E non ci si faccia troppe illusioni sull’esito delle elezioni in Olanda. Là a tener testa al PVV dello xenofobo e anti-Ue Geert Wilders, che pure ha preso 5 seggi in più di quelli che aveva, non sono stati i laburisti, miseramente crollati dando un po’ di ossigeno ai Verdi – se fossimo in quelli del Pd e della sinistra oltre i Democrat, rifletteremmo molto sul risultato olandese – ma i liberal-conservatori del premier uscente Marc Rutte, nonostante che di seggi ne abbiano persi otto. Sarà con tutta probabilità ancora lui a presiedere il governo olandese, facendo tirare un sospiro di sollievo a tutte le cancellerie continentali, ma al prezzo di aver inseguito sul loro terreno i populisti e grazie all’intemerata del turco Erdogan, che ha spaventato gli elettori spingendoli a preferire, pur in misura più ridotta, la continuità.
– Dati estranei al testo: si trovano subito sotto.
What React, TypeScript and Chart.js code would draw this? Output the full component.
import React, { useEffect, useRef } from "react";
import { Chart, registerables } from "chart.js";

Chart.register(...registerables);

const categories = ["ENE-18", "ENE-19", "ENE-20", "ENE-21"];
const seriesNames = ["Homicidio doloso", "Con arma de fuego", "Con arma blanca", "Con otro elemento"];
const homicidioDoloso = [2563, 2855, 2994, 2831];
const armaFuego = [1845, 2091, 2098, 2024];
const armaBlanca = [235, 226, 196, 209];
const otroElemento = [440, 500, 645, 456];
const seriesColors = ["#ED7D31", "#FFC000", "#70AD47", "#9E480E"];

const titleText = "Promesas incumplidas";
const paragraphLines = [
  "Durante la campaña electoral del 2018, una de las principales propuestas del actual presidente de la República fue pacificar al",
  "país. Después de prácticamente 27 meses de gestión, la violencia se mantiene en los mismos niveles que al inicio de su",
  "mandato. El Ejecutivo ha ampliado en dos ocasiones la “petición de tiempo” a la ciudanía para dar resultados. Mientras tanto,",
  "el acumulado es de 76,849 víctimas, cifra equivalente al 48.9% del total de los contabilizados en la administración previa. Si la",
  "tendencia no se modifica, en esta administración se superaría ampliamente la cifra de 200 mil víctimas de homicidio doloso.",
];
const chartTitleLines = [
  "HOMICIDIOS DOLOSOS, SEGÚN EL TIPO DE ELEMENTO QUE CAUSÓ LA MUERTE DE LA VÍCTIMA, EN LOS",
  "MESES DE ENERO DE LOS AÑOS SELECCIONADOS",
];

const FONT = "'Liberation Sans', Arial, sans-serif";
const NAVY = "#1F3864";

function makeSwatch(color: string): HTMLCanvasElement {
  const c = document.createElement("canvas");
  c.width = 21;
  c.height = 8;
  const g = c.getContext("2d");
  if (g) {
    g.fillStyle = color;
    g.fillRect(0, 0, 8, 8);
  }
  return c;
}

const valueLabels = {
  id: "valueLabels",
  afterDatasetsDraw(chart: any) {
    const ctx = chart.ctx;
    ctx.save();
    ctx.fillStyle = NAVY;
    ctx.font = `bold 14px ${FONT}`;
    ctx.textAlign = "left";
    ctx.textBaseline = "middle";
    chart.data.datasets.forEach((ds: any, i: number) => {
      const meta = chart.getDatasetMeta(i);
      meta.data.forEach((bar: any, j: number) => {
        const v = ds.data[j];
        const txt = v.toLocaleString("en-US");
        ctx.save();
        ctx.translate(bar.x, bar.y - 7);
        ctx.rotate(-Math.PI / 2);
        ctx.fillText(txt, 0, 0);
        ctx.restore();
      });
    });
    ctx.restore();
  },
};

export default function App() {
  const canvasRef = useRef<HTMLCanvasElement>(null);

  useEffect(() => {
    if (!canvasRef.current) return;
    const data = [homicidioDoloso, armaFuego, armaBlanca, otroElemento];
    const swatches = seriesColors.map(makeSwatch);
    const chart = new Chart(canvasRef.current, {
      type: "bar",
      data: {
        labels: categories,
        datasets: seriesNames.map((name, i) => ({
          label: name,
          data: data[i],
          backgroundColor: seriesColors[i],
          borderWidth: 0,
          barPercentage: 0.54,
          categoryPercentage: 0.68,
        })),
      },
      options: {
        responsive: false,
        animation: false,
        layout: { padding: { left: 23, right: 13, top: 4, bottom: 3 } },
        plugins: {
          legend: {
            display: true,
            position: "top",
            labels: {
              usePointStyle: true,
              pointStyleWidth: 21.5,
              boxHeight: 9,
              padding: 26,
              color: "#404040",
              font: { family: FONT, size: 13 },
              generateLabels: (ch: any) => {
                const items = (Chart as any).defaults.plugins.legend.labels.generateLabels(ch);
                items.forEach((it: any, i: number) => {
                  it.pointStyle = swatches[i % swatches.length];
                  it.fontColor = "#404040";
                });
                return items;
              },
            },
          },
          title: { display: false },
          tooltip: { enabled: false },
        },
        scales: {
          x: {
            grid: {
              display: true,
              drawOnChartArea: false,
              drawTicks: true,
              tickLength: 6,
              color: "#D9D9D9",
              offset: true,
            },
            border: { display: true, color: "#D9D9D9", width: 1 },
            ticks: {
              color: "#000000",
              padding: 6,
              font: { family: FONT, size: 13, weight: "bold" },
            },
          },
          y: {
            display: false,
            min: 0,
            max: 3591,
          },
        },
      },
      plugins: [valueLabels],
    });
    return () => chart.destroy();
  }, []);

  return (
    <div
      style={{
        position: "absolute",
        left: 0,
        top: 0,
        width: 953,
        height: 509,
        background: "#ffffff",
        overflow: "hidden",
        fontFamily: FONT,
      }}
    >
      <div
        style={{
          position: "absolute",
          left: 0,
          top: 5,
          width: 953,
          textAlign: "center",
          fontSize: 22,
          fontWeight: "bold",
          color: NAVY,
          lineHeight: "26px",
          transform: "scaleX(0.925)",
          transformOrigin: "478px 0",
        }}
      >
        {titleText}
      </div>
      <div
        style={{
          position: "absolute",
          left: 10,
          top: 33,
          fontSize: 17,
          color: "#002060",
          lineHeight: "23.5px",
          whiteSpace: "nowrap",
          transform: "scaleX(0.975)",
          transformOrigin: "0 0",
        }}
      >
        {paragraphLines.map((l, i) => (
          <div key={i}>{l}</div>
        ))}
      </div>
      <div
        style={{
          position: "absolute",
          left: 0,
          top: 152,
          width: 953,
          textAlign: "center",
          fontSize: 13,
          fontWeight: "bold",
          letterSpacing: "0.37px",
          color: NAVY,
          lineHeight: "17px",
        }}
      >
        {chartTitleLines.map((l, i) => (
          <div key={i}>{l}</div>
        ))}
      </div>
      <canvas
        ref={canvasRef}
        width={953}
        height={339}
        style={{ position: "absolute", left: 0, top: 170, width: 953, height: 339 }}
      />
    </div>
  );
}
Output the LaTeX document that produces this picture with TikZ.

In tutti i casi non è la sinistra che riesce a rispondere al mix montante di populismo, nazionalismo e neo-protezionismo, ma il centro-destra. Peccato che da noi sia diviso, e che una buona metà, Salvini più Meloni, abbia gli stessi contenuti, le stesse parole d’ordine e lo stesso linguaggio del fronte da battere. Qualcuno, a sinistra come a destra, invece di far finta di essere ancora nel teatrino del Berlusconi sì-Berlusconi no, vuole aprire gli occhi (e il cervello) e dare risposte? Possibilmente non dello stesso tenore del decreto sui voucher, grazie.